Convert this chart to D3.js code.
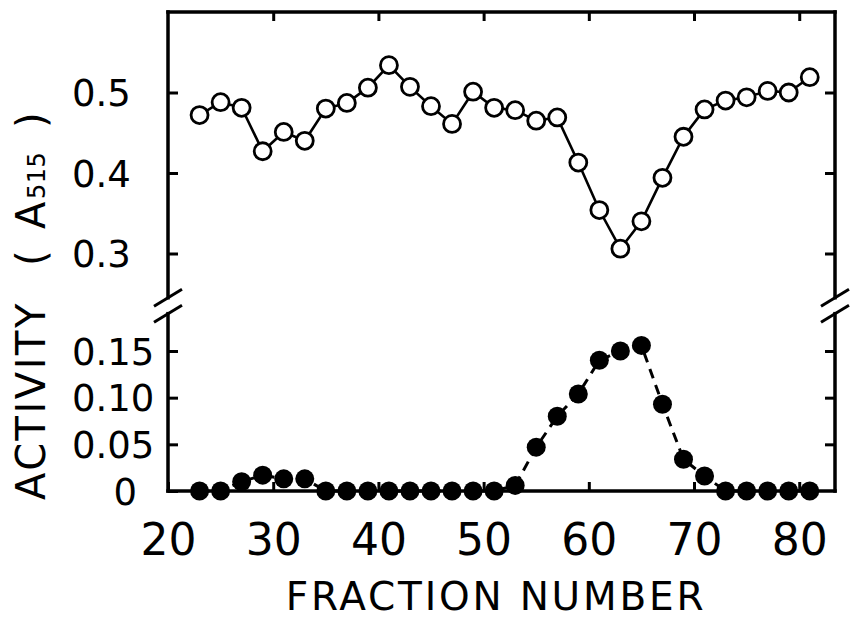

________________________

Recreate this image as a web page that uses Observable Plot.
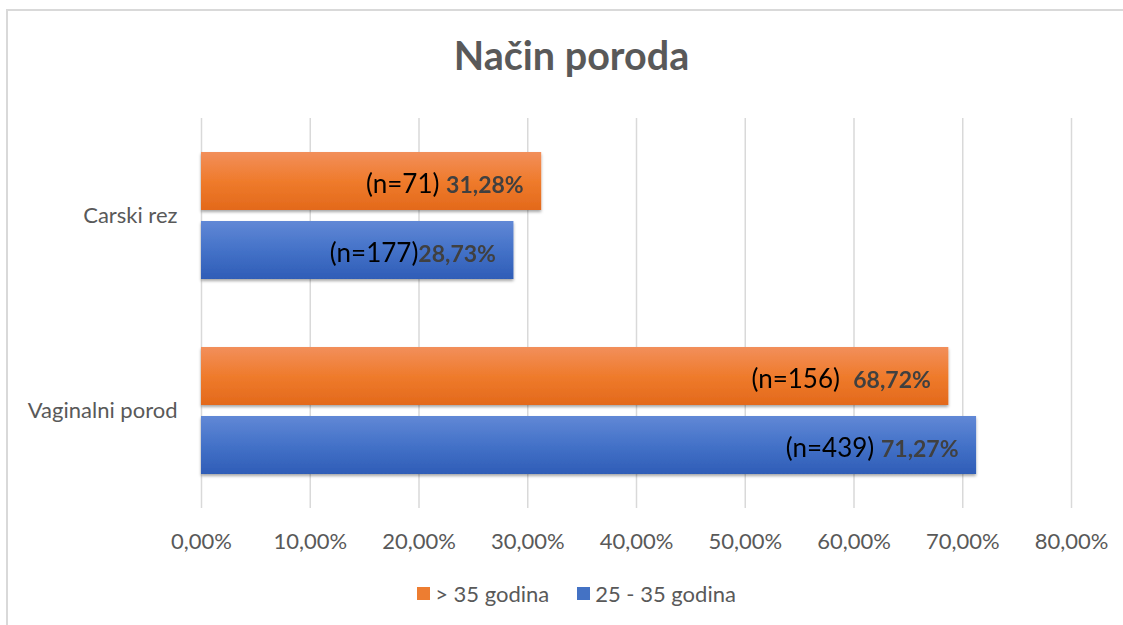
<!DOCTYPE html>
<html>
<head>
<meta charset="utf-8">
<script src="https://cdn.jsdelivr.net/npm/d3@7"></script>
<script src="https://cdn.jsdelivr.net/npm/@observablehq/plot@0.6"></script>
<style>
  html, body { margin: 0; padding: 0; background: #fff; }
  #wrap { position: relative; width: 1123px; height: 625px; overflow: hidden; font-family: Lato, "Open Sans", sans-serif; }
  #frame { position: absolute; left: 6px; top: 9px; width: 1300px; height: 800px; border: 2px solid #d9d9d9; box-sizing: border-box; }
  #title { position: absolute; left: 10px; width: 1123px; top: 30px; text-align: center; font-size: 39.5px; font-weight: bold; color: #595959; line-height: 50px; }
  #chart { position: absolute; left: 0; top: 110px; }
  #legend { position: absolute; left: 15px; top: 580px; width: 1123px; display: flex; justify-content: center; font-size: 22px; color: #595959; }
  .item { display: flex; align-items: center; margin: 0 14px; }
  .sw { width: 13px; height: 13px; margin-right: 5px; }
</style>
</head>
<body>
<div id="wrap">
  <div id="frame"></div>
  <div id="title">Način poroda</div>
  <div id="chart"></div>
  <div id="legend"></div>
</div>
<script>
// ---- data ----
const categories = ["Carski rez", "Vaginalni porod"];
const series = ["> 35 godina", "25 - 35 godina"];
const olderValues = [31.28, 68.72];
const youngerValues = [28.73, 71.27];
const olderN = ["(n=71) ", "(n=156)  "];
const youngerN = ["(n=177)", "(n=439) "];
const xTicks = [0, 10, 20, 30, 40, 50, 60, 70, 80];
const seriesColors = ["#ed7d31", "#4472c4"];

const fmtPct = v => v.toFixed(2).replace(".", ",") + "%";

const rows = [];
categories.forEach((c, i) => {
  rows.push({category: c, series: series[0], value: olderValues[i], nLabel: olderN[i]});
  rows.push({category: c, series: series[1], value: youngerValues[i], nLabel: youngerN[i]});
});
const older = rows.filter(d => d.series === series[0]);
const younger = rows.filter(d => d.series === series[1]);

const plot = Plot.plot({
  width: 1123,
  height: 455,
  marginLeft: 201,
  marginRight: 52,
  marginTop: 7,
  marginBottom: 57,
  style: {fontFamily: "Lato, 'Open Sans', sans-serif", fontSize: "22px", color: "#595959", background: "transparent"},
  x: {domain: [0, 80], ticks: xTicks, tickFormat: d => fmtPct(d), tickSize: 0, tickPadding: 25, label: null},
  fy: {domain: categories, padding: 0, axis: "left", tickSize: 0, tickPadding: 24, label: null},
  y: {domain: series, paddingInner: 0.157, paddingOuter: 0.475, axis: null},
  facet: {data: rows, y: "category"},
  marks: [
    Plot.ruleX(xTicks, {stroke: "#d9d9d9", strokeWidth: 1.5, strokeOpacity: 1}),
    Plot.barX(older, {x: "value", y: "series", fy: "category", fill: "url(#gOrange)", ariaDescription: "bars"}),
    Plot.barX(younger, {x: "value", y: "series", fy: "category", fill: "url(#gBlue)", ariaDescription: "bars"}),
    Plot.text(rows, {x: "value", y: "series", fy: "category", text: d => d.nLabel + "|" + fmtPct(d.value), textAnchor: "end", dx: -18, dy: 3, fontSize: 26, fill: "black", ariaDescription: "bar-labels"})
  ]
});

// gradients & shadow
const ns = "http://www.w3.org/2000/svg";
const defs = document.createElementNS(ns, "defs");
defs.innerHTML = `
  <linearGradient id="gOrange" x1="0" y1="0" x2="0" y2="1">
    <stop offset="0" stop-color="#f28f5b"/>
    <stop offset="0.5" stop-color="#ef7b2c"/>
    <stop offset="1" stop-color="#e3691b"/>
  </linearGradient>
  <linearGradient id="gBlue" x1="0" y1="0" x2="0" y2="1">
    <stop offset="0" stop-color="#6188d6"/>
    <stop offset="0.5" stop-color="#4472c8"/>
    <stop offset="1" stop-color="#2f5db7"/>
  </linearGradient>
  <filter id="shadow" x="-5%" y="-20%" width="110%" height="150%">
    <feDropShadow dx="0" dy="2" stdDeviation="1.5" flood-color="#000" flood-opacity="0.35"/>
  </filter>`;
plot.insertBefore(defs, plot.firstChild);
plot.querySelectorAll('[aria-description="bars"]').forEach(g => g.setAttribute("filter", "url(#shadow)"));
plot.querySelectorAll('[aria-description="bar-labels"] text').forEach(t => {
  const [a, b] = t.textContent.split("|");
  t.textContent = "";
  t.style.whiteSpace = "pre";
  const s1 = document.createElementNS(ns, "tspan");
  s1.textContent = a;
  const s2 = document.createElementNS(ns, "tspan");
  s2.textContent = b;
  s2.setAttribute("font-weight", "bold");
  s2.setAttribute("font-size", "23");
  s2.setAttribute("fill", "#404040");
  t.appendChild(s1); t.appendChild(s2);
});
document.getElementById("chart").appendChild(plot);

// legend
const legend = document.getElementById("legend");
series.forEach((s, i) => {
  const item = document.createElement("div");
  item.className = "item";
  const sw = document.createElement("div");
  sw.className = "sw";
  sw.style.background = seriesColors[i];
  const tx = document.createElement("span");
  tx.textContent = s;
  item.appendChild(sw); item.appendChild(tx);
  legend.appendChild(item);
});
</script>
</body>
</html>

________________________

What to produce:
Reproduce the entries exactly, from the line with "Recreate this image" to the line with "const younger = rows.filter(d", both lines included, keeping no pictures.

Response for this exercise:
Recreate this image as a web page that uses Observable Plot.
<!DOCTYPE html>
<html>
<head>
<meta charset="utf-8">
<script src="https://cdn.jsdelivr.net/npm/d3@7"></script>
<script src="https://cdn.jsdelivr.net/npm/@observablehq/plot@0.6"></script>
<style>
  html, body { margin: 0; padding: 0; background: #fff; }
  #wrap { position: relative; width: 1123px; height: 625px; overflow: hidden; font-family: Lato, "Open Sans", sans-serif; }
  #frame { position: absolute; left: 6px; top: 9px; width: 1300px; height: 800px; border: 2px solid #d9d9d9; box-sizing: border-box; }
  #title { position: absolute; left: 10px; width: 1123px; top: 30px; text-align: center; font-size: 39.5px; font-weight: bold; color: #595959; line-height: 50px; }
  #chart { position: absolute; left: 0; top: 110px; }
  #legend { position: absolute; left: 15px; top: 580px; width: 1123px; display: flex; justify-content: center; font-size: 22px; color: #595959; }
  .item { display: flex; align-items: center; margin: 0 14px; }
  .sw { width: 13px; height: 13px; margin-right: 5px; }
</style>
</head>
<body>
<div id="wrap">
  <div id="frame"></div>
  <div id="title">Način poroda</div>
  <div id="chart"></div>
  <div id="legend"></div>
</div>
<script>
// ---- data ----
const categories = ["Carski rez", "Vaginalni porod"];
const series = ["> 35 godina", "25 - 35 godina"];
const olderValues = [31.28, 68.72];
const youngerValues = [28.73, 71.27];
const olderN = ["(n=71) ", "(n=156)  "];
const youngerN = ["(n=177)", "(n=439) "];
const xTicks = [0, 10, 20, 30, 40, 50, 60, 70, 80];
const seriesColors = ["#ed7d31", "#4472c4"];

const fmtPct = v => v.toFixed(2).replace(".", ",") + "%";

const rows = [];
categories.forEach((c, i) => {
  rows.push({category: c, series: series[0], value: olderValues[i], nLabel: olderN[i]});
  rows.push({category: c, series: series[1], value: youngerValues[i], nLabel: youngerN[i]});
});
const older = rows.filter(d => d.series === series[0]);
const younger = rows.filter(d => d.series === series[1]);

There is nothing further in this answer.